Copy the data below exactly, omitting any picture it contains.

- Information supplied -
^^^^^^^^

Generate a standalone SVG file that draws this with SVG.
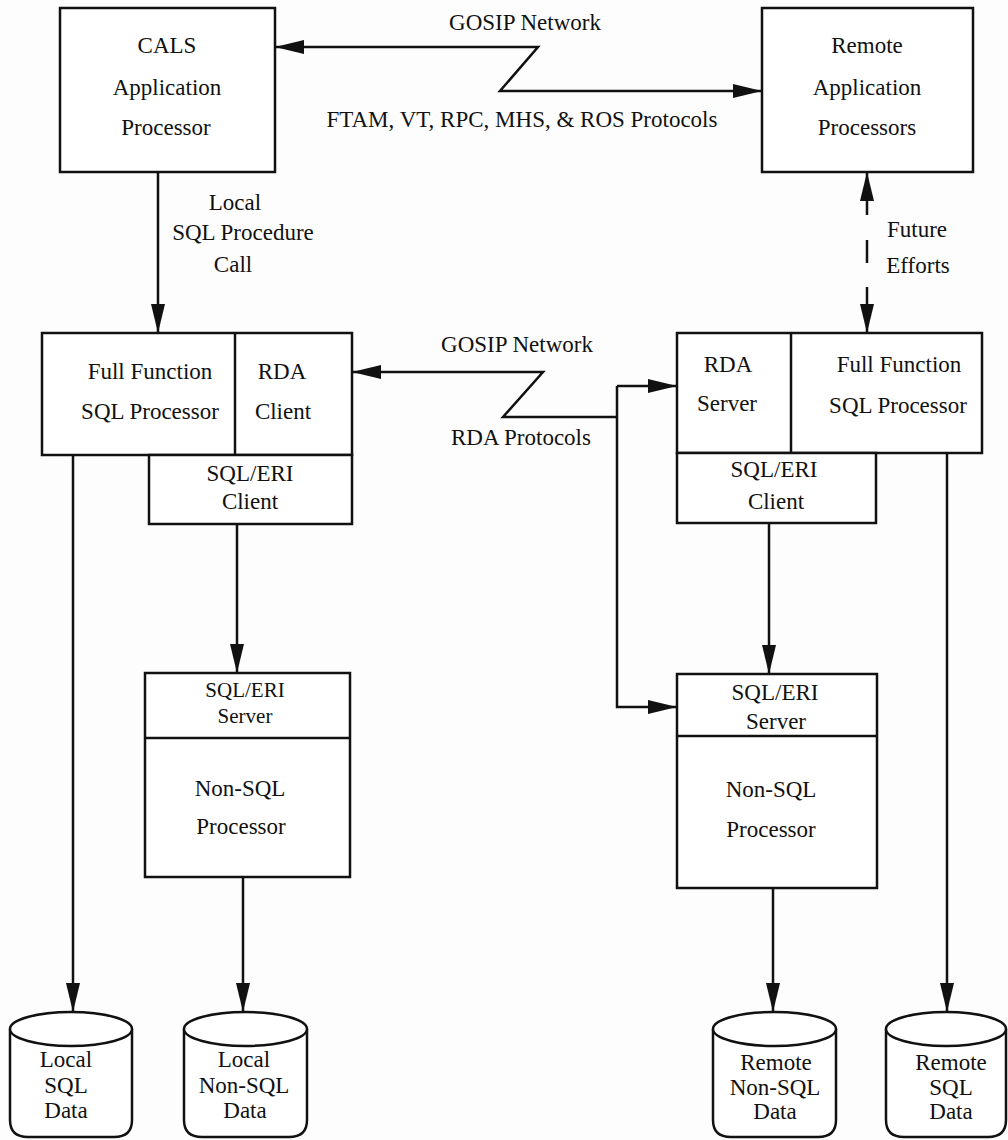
<svg xmlns="http://www.w3.org/2000/svg" width="1008" height="1140" viewBox="0 0 1008 1140">
<style>
.box{fill:#fff;stroke:#111;stroke-width:2.5}
.ln{fill:none;stroke:#111;stroke-width:2.5;stroke-linejoin:miter}
text{font-family:"Liberation Serif","Times New Roman",serif;font-size:23px;fill:#111;text-anchor:middle}
.sm{font-size:21px}
</style>
<defs>
<marker id="ah" viewBox="0 0 29 14" refX="28" refY="7" markerWidth="29" markerHeight="14" markerUnits="userSpaceOnUse" orient="auto-start-reverse">
<path d="M0,0 L29,7 L0,14 z" fill="#111"/>
</marker>
</defs>
<rect width="1008" height="1140" fill="#fdfdfd"/>

<g id="connectors">
<path class="ln" d="M276,47 L538,47 L500,91 L761,91" marker-start="url(#ah)" marker-end="url(#ah)"/>
<path class="ln" d="M158,173 L158,332" marker-end="url(#ah)"/>
<path class="ln" d="M867,173 L867,332" stroke-dasharray="42 25 23 24 50" marker-start="url(#ah)" marker-end="url(#ah)"/>
<path class="ln" d="M353,372 L543,372 L503,417 L617,417" marker-start="url(#ah)"/>
<path class="ln" d="M617,386 L617,707 L676,707" marker-end="url(#ah)"/>
<path class="ln" d="M617,386 L676,386" marker-end="url(#ah)"/>
<path class="ln" d="M73,456 L73,1011" marker-end="url(#ah)"/>
<path class="ln" d="M237,525 L237,672" marker-end="url(#ah)"/>
<path class="ln" d="M243,878 L243,1011" marker-end="url(#ah)"/>
<path class="ln" d="M769,524 L769,673" marker-end="url(#ah)"/>
<path class="ln" d="M773,889 L773,1011" marker-end="url(#ah)"/>
<path class="ln" d="M947,454 L947,1011" marker-end="url(#ah)"/>
</g>

<g id="labels">
<text x="525" y="30">GOSIP Network</text>
<text x="522" y="127">FTAM, VT, RPC, MHS, &amp; ROS Protocols</text>
<text x="235" y="210">Local</text>
<text x="243" y="240">SQL Procedure</text>
<text x="233" y="272">Call</text>
<text x="917" y="237">Future</text>
<text x="918" y="273">Efforts</text>
<text x="517" y="352">GOSIP Network</text>
<text x="521" y="445">RDA Protocols</text>
</g>

<g id="cals">
<rect class="box" x="60" y="8" width="215" height="164"/>
<text x="167" y="53">CALS</text>
<text x="167" y="95">Application</text>
<text x="166" y="135">Processor</text>
</g>

<g id="remote-app">
<rect class="box" x="762" y="8" width="211" height="164"/>
<text x="867" y="53">Remote</text>
<text x="867" y="95">Application</text>
<text x="867" y="135">Processors</text>
</g>

<g id="local-sql-processor">
<rect class="box" x="42" y="333" width="310" height="122"/>
<line class="ln" x1="235" y1="333" x2="235" y2="455"/>
<text x="150" y="379">Full Function</text>
<text x="150" y="419">SQL Processor</text>
<text x="282" y="379">RDA</text>
<text x="283" y="419">Client</text>
</g>

<g id="local-eri-client">
<rect class="box" x="149" y="455" width="203" height="69"/>
<text x="250" y="481">SQL/ERI</text>
<text x="250" y="509">Client</text>
</g>

<g id="remote-sql-processor">
<rect class="box" x="677" y="333" width="305" height="120"/>
<line class="ln" x1="791" y1="333" x2="791" y2="453"/>
<text x="728" y="372">RDA</text>
<text x="727" y="411">Server</text>
<text x="899" y="372">Full Function</text>
<text x="898" y="413">SQL Processor</text>
</g>

<g id="remote-eri-client">
<rect class="box" x="677" y="453" width="199" height="70"/>
<text x="774" y="477">SQL/ERI</text>
<text x="776" y="509">Client</text>
</g>

<g id="local-nonsql-processor">
<rect class="box" x="145" y="673" width="205" height="204"/>
<line class="ln" x1="145" y1="738" x2="350" y2="738"/>
<text class="sm" x="245" y="697">SQL/ERI</text>
<text class="sm" x="245" y="723">Server</text>
<text x="240" y="796">Non-SQL</text>
<text x="241" y="834">Processor</text>
</g>

<g id="remote-nonsql-processor">
<rect class="box" x="677" y="674" width="200" height="214"/>
<line class="ln" x1="677" y1="736" x2="877" y2="736"/>
<text x="775" y="700">SQL/ERI</text>
<text x="776" y="729">Server</text>
<text x="771" y="797">Non-SQL</text>
<text x="771" y="837">Processor</text>
</g>

<g id="local-sql-data">
<path class="box" d="M10,1029 L10,1120 Q10,1137 28,1137 L114,1137 Q132,1137 132,1120 L132,1029"/>
<ellipse class="box" cx="71" cy="1029" rx="61" ry="17"/>
<text x="66" y="1067">Local</text>
<text x="66" y="1093">SQL</text>
<text x="66" y="1118">Data</text>
</g>

<g id="local-nonsql-data">
<path class="box" d="M184,1029 L184,1120 Q184,1137 202,1137 L289,1137 Q307,1137 307,1120 L307,1029"/>
<ellipse class="box" cx="245.5" cy="1029" rx="61.5" ry="17"/>
<text x="244" y="1067">Local</text>
<text x="244" y="1093">Non-SQL</text>
<text x="245" y="1118">Data</text>
</g>

<g id="remote-nonsql-data">
<path class="box" d="M713,1029 L713,1120 Q713,1137 731,1137 L818,1137 Q836,1137 836,1120 L836,1029"/>
<ellipse class="box" cx="774.5" cy="1029" rx="61.5" ry="17"/>
<text x="776" y="1070">Remote</text>
<text x="775" y="1095">Non-SQL</text>
<text x="775" y="1119">Data</text>
</g>

<g id="remote-sql-data">
<path class="box" d="M886,1029 L886,1120 Q886,1137 904,1137 L988,1137 Q1006,1137 1006,1120 L1006,1029"/>
<ellipse class="box" cx="946" cy="1029" rx="60" ry="17"/>
<text x="951" y="1070">Remote</text>
<text x="951" y="1095">SQL</text>
<text x="951" y="1119">Data</text>
</g>
</svg>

^^^^^^^^

- The answer -
Generate a standalone SVG file that draws this with SVG.
<svg xmlns="http://www.w3.org/2000/svg" width="1008" height="1140" viewBox="0 0 1008 1140">
<style>
.box{fill:#fff;stroke:#111;stroke-width:2.5}
.ln{fill:none;stroke:#111;stroke-width:2.5;stroke-linejoin:miter}
text{font-family:"Liberation Serif","Times New Roman",serif;font-size:23px;fill:#111;text-anchor:middle}
.sm{font-size:21px}
</style>
<defs>
<marker id="ah" viewBox="0 0 29 14" refX="28" refY="7" markerWidth="29" markerHeight="14" markerUnits="userSpaceOnUse" orient="auto-start-reverse">
<path d="M0,0 L29,7 L0,14 z" fill="#111"/>
</marker>
</defs>
<rect width="1008" height="1140" fill="#fdfdfd"/>

<g id="connectors">
<path class="ln" d="M276,47 L538,47 L500,91 L761,91" marker-start="url(#ah)" marker-end="url(#ah)"/>
<path class="ln" d="M158,173 L158,332" marker-end="url(#ah)"/>
<path class="ln" d="M867,173 L867,332" stroke-dasharray="42 25 23 24 50" marker-start="url(#ah)" marker-end="url(#ah)"/>
<path class="ln" d="M353,372 L543,372 L503,417 L617,417" marker-start="url(#ah)"/>
<path class="ln" d="M617,386 L617,707 L676,707" marker-end="url(#ah)"/>
<path class="ln" d="M617,386 L676,386" marker-end="url(#ah)"/>
<path class="ln" d="M73,456 L73,1011" marker-end="url(#ah)"/>
<path class="ln" d="M237,525 L237,672" marker-end="url(#ah)"/>
<path class="ln" d="M243,878 L243,1011" marker-end="url(#ah)"/>
<path class="ln" d="M769,524 L769,673" marker-end="url(#ah)"/>
<path class="ln" d="M773,889 L773,1011" marker-end="url(#ah)"/>
<path class="ln" d="M947,454 L947,1011" marker-end="url(#ah)"/>
</g>

<g id="labels">
<text x="525" y="30">GOSIP Network</text>
<text x="522" y="127">FTAM, VT, RPC, MHS, &amp; ROS Protocols</text>
<text x="235" y="210">Local</text>
<text x="243" y="240">SQL Procedure</text>
<text x="233" y="272">Call</text>
<text x="917" y="237">Future</text>
<text x="918" y="273">Efforts</text>
<text x="517" y="352">GOSIP Network</text>
<text x="521" y="445">RDA Protocols</text>
</g>

<g id="cals">
<rect class="box" x="60" y="8" width="215" height="164"/>
<text x="167" y="53">CALS</text>
<text x="167" y="95">Application</text>
<text x="166" y="135">Processor</text>
</g>

<g id="remote-app">
<rect class="box" x="762" y="8" width="211" height="164"/>
<text x="867" y="53">Remote</text>
<text x="867" y="95">Application</text>
<text x="867" y="135">Processors</text>
</g>

<g id="local-sql-processor">
<rect class="box" x="42" y="333" width="310" height="122"/>
<line class="ln" x1="235" y1="333" x2="235" y2="455"/>
<text x="150" y="379">Full Function</text>
<text x="150" y="419">SQL Processor</text>
<text x="282" y="379">RDA</text>
<text x="283" y="419">Client</text>
</g>

<g id="local-eri-client">
<rect class="box" x="149" y="455" width="203" height="69"/>
<text x="250" y="481">SQL/ERI</text>
<text x="250" y="509">Client</text>
</g>

<g id="remote-sql-processor">
<rect class="box" x="677" y="333" width="305" height="120"/>
<line class="ln" x1="791" y1="333" x2="791" y2="453"/>
<text x="728" y="372">RDA</text>
<text x="727" y="411">Server</text>
<text x="899" y="372">Full Function</text>
<text x="898" y="413">SQL Processor</text>
</g>

<g id="remote-eri-client">
<rect class="box" x="677" y="453" width="199" height="70"/>
<text x="774" y="477">SQL/ERI</text>
<text x="776" y="509">Client</text>
</g>

<g id="local-nonsql-processor">
<rect class="box" x="145" y="673" width="205" height="204"/>
<line class="ln" x1="145" y1="738" x2="350" y2="738"/>
<text class="sm" x="245" y="697">SQL/ERI</text>
<text class="sm" x="245" y="723">Server</text>
<text x="240" y="796">Non-SQL</text>
<text x="241" y="834">Processor</text>
</g>

<g id="remote-nonsql-processor">
<rect class="box" x="677" y="674" width="200" height="214"/>
<line class="ln" x1="677" y1="736" x2="877" y2="736"/>
<text x="775" y="700">SQL/ERI</text>
<text x="776" y="729">Server</text>
<text x="771" y="797">Non-SQL</text>
<text x="771" y="837">Processor</text>
</g>

<g id="local-sql-data">
<path class="box" d="M10,1029 L10,1120 Q10,1137 28,1137 L114,1137 Q132,1137 132,1120 L132,1029"/>
<ellipse class="box" cx="71" cy="1029" rx="61" ry="17"/>
<text x="66" y="1067">Local</text>
<text x="66" y="1093">SQL</text>
<text x="66" y="1118">Data</text>
</g>

<g id="local-nonsql-data">
<path class="box" d="M184,1029 L184,1120 Q184,1137 202,1137 L289,1137 Q307,1137 307,1120 L307,1029"/>
<ellipse class="box" cx="245.5" cy="1029" rx="61.5" ry="17"/>
<text x="244" y="1067">Local</text>
<text x="244" y="1093">Non-SQL</text>
<text x="245" y="1118">Data</text>
</g>

<g id="remote-nonsql-data">
<path class="box" d="M713,1029 L713,1120 Q713,1137 731,1137 L818,1137 Q836,1137 836,1120 L836,1029"/>
<ellipse class="box" cx="774.5" cy="1029" rx="61.5" ry="17"/>
<text x="776" y="1070">Remote</text>
<text x="775" y="1095">Non-SQL</text>
<text x="775" y="1119">Data</text>
</g>

<g id="remote-sql-data">
<path class="box" d="M886,1029 L886,1120 Q886,1137 904,1137 L988,1137 Q1006,1137 1006,1120 L1006,1029"/>
<ellipse class="box" cx="946" cy="1029" rx="60" ry="17"/>
<text x="951" y="1070">Remote</text>
<text x="951" y="1095">SQL</text>
<text x="951" y="1119">Data</text>
</g>
</svg>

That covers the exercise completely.